La situation va «encore s'aggraver»
A partir d'aujourd'hui, un nouveau coup bas vient s'ajouter à la liste: le droit de douane de 39% sur les exportations suisses vers les Etats-Unis. La situation va donc «encore nettement s'aggraver», selon Davide Abbamonte. L'entreprise a déjà introduit le chômage partiel il y a douze mois en raison de la situation difficile dans le secteur. «Une guerre commerciale et les droits de douane qui en découlent nous forcent à prolonger le chômage partiel de 18 mois et, en cas d'urgence, nous dépendons aussi de décisions politiques pour que le chômage partiel soit à nouveau prolongé», explique Davide Abbamonte.

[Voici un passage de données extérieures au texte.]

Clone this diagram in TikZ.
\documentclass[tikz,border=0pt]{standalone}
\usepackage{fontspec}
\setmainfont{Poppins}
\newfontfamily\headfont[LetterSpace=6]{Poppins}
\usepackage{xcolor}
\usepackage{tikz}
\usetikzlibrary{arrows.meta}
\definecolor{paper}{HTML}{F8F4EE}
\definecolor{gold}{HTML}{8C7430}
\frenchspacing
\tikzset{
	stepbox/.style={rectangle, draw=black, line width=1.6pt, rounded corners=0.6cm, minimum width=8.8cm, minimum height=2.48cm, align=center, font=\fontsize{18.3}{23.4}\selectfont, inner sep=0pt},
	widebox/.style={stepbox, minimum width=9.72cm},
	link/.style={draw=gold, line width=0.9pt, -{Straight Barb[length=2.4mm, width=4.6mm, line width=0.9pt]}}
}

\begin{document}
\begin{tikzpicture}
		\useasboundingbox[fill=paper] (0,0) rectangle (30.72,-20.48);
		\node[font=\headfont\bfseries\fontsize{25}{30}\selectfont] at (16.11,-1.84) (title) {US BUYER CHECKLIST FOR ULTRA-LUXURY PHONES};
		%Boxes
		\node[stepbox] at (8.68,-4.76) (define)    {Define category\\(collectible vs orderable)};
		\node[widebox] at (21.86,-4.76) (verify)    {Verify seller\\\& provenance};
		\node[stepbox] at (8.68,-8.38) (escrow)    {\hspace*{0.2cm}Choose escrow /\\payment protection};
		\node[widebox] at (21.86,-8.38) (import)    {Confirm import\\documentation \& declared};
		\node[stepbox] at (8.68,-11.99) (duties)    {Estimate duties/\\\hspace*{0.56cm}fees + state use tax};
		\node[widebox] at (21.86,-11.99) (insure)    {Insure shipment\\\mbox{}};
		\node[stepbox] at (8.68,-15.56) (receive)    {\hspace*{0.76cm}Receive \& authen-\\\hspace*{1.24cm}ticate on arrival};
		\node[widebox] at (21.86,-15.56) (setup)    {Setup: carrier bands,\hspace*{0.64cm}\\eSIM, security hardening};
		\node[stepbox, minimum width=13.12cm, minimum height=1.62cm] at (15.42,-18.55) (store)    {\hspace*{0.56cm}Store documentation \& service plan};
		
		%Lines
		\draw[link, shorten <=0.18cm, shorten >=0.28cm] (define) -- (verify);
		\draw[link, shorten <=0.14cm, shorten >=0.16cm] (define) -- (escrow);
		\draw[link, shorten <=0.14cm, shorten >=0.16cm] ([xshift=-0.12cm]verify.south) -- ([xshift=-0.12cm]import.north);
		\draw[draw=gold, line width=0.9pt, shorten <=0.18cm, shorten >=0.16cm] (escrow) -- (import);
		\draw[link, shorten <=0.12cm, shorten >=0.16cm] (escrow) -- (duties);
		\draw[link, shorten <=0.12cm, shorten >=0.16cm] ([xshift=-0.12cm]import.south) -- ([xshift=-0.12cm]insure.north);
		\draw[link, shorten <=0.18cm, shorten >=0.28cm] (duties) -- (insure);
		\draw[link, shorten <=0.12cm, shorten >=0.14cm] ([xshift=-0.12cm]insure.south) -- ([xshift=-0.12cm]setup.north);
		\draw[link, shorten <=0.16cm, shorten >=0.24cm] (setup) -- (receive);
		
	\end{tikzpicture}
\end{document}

Ces dernières années, le secteur a connu de nombreux licenciements: la situation était déjà difficile sans les droits de douane américains. «En réalité, l'industrie mondiale est en crise depuis longtemps», explique Patrick Puddu, directeur financier chez Stahl Gerlafingen.
Stahl Gerlafingen produit environ la moitié de l'acier à béton utilisé en Suisse à partir de ferraille d'acier. Mais cette activité est également touchée par les droits de douane: ils bouleversent les prix des matières premières, ce qui pèse encore plus sur la branche. «Nous constatons que certains fournisseurs profitent des droits de douane dans le domaine des matières premières pour imposer des prix plus élevés sur le marché», explique Patrick Puddu. Stahl Gerlafingen s'attend donc à des coûts supplémentaires considérables pour l'achat de matières premières destinées à la production d'acier. Une mauvaise nouvelle pour un secteur qui doit faire face à des coûts de production élevés en Suisse.

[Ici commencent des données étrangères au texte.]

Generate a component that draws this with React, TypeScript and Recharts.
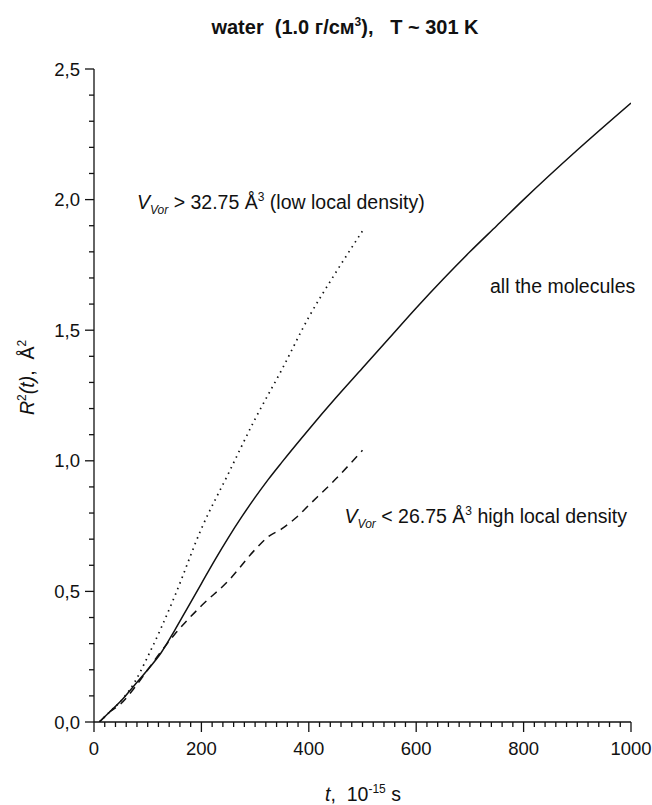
import { LineChart, Line, XAxis, YAxis } from 'recharts';

// time, 10^-15 s  /  mean square displacement, Å^2
const tAll = [10, 30, 50, 75, 100, 125, 150, 175, 200, 225, 250, 275, 300, 325, 350, 400, 450, 500, 550, 600, 650, 700, 750, 800, 900, 1000];
const r2All = [0, 0.04, 0.08, 0.14, 0.2, 0.265, 0.35, 0.44, 0.53, 0.62, 0.705, 0.785, 0.86, 0.93, 0.995, 1.12, 1.24, 1.355, 1.47, 1.585, 1.695, 1.8, 1.9, 2.0, 2.19, 2.37];

const tLow = [10, 30, 50, 75, 100, 125, 150, 200, 250, 300, 350, 400, 450, 500];
const r2Low = [0, 0.04, 0.08, 0.15, 0.25, 0.36, 0.48, 0.74, 0.95, 1.16, 1.35, 1.55, 1.72, 1.88];

const tHigh = [10, 30, 50, 75, 100, 125, 150, 200, 250, 300, 325, 350, 375, 400, 450, 500];
const r2High = [0, 0.04, 0.07, 0.13, 0.2, 0.27, 0.335, 0.445, 0.54, 0.66, 0.71, 0.74, 0.78, 0.83, 0.93, 1.04];

const xMajor = [0, 200, 400, 600, 800, 1000];
const xTicks = Array.from({ length: 51 }, (_, i) => i * 20);
const yMajor = [0, 0.5, 1.0, 1.5, 2.0, 2.5];
const yTicks = Array.from({ length: 26 }, (_, i) => i / 10);

const toRows = (ts: number[], vs: number[]) => ts.map((t, i) => ({ t, r2: vs[i] }));

const FONT = '"Liberation Sans", Arial, sans-serif';
const INK = '#111';
const PRE = { whiteSpace: 'pre' } as const;

const isMajor = (list: number[], v: number) => list.some((m) => Math.abs(m - v) < 1e-6);

function XTick({ x, y, payload }: any) {
  const major = isMajor(xMajor, payload.value);
  return (
    <g>
      <line x1={x} x2={x} y1={y} y2={y + (major ? 10 : 5)} stroke={INK} strokeWidth={1.3} />
      {major && (
        <text x={x} y={y + 33} textAnchor="middle" fontSize={18.5} fontFamily={FONT} fill={INK}>
          {payload.value}
        </text>
      )}
    </g>
  );
}

function YTick({ x, y, payload }: any) {
  const major = isMajor(yMajor, payload.value);
  return (
    <g>
      <line x1={x - (major ? 9 : 5)} x2={x} y1={y} y2={y} stroke={INK} strokeWidth={1.3} />
      {major && (
        <text x={x - 14} y={y + 6.6} textAnchor="end" fontSize={18.5} fontFamily={FONT} fill={INK}>
          {payload.value.toFixed(1).replace('.', ',')}
        </text>
      )}
    </g>
  );
}

export default function App() {
  const W = 652;
  const H = 805;
  return (
    <div style={{ position: 'absolute', left: 0, top: 0, width: W, height: H, background: '#fff' }}>
      <LineChart width={W} height={H} margin={{ top: 69, right: 21, bottom: 0, left: 0 }}>
        <XAxis
          type="number"
          dataKey="t"
          domain={[0, 1000]}
          ticks={xTicks}
          interval={0}
          tick={<XTick />}
          tickLine={false}
          tickSize={0}
          tickMargin={0}
          height={83}
          axisLine={{ stroke: INK, strokeWidth: 1.3 }}
          allowDataOverflow
        />
        <YAxis
          type="number"
          domain={[0, 2.5]}
          ticks={yTicks}
          interval={0}
          tick={<YTick />}
          tickLine={false}
          tickSize={0}
          tickMargin={0}
          width={94}
          axisLine={{ stroke: INK, strokeWidth: 1.3 }}
          allowDataOverflow
        />
        <Line
          data={toRows(tAll, r2All)}
          dataKey="r2"
          type="monotone"
          stroke={INK}
          strokeWidth={1.5}
          dot={false}
          isAnimationActive={false}
        />
        <Line
          data={toRows(tLow, r2Low)}
          dataKey="r2"
          type="monotone"
          stroke={INK}
          strokeWidth={1.7}
          strokeDasharray="1.5 4.5"
          dot={false}
          isAnimationActive={false}
        />
        <Line
          data={toRows(tHigh, r2High)}
          dataKey="r2"
          type="monotone"
          stroke={INK}
          strokeWidth={1.5}
          strokeDasharray="8 6"
          dot={false}
          isAnimationActive={false}
        />
      </LineChart>

      {/* title, axis titles and curve notes */}
      <svg
        width={W}
        height={H}
        style={{ position: 'absolute', left: 0, top: 0, pointerEvents: 'none' }}
        fontFamily={FONT}
        fill={INK}
      >
        <text x={345} y={34} textAnchor="middle" fontSize={20} fontWeight="bold" style={PRE}>
          {'water  (1.0 г/см'}
          <tspan dy={-8} fontSize={12}>3</tspan>
          <tspan dy={8}>{'),   T ~ 301 K'}</tspan>
        </text>

        <text x={363} y={801} textAnchor="middle" fontSize={19.5} style={PRE}>
          <tspan fontStyle="italic">t</tspan>
          {',  10'}
          <tspan dy={-8} fontSize={12}>-15</tspan>
          <tspan dy={8}>{' s'}</tspan>
        </text>

        <text transform="translate(34, 415) rotate(-90)" fontSize={19.5} style={PRE}>
          <tspan fontStyle="italic">R</tspan>
          <tspan dy={-8} fontSize={12}>2</tspan>
          <tspan dy={8} fontStyle="italic">(t)</tspan>
          {',  Å'}
          <tspan dy={-8} fontSize={12}>2</tspan>
        </text>

        <text x={137} y={209} fontSize={19.5} style={PRE}>
          <tspan fontStyle="italic">V</tspan>
          <tspan dy={5} fontSize={12} fontStyle="italic">Vor</tspan>
          <tspan dy={-5}>{' > 32.75 Å'}</tspan>
          <tspan dy={-8} fontSize={12}>3</tspan>
          <tspan dy={8}>{' (low local density)'}</tspan>
        </text>

        <text x={490} y={293} fontSize={19.5} style={PRE}>
          all the molecules
        </text>

        <text x={627} y={523} textAnchor="end" fontSize={19.5} style={PRE}>
          <tspan fontStyle="italic">V</tspan>
          <tspan dy={5} fontSize={12} fontStyle="italic">Vor</tspan>
          <tspan dy={-5}>{' < 26.75 Å'}</tspan>
          <tspan dy={-8} fontSize={12}>3</tspan>
          <tspan dy={8}>{' high local density'}</tspan>
        </text>
      </svg>
    </div>
  );
}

Le premier mandat de Trump en tant que président des Etats-Unis a déjà laissé des traces chez Stahl Gerlafingen. En effet, il avait alors déjà introduit des droits de douane punitifs sur l'acier et l'aluminium étrangers. L'UE a répliqué avec des contre-taxes de 25%, qui s'appliquent également à la Suisse et sont toujours en vigueur. «En raison des droits de douane punitifs de l'UE sur l'acier suisse, Stahl Gerlafingen a dû abandonner ses exportations d'acier profilé en 2024 et fermer la ligne de production correspondante», explique Patrick Puddu. En conséquence, 95 emplois avaient dû être supprimés.
Aides transitoires pour certaines entreprises
A l'automne dernier, l'entreprise était sur le point de licencier 120 autres personnes. Mais le Conseil fédéral a alors décidé d'offrir des aides transitoires à quatre entreprises de la branche. Gerlafingen y a eu recours et a renoncé au licenciement collectif. Swiss Steel profite également de ces aides. Constellium et Novelis ont refusé. Ces aides sont liées à des conditions claires: pas de bonus pour la direction, pas de dividendes aux propriétaires et une feuille de route pour la réduction des émissions de CO2.
L'association professionnelle Metaltec Suisse demande que l'industrie bénéficie de meilleures conditions générales. Ainsi, le libre-échange doit être développé, les relations bilatérales avec l'UE renforcées, le chômage partiel étendu et le site suisse allégé. En d'autres termes, elle souhaite des prix de l'énergie plus bas et moins de bureaucratie. «Les nouveaux droits de douane constituent un désavantage concurrentiel massif. Alors que d'autres pays protègent leur industrie, la nôtre est abandonnée», déclare Andreas Steffes, directeur de Metaltec Suisse.
«En période difficile comme celle-ci, les charges réglementaires pour les entreprises doivent être réduites au strict minimum. Il faut également arrêter immédiatement la multiplication des démarches bureaucratiques inutiles, comme le renforcement des obligations de rapport sur la durabilité», déclare Davide Abbamonte. Il espère par ailleurs que les autorités suisses réussiront à faire baisser les droits de douane américains afin de préserver la compétitivité de l’industrie suisse.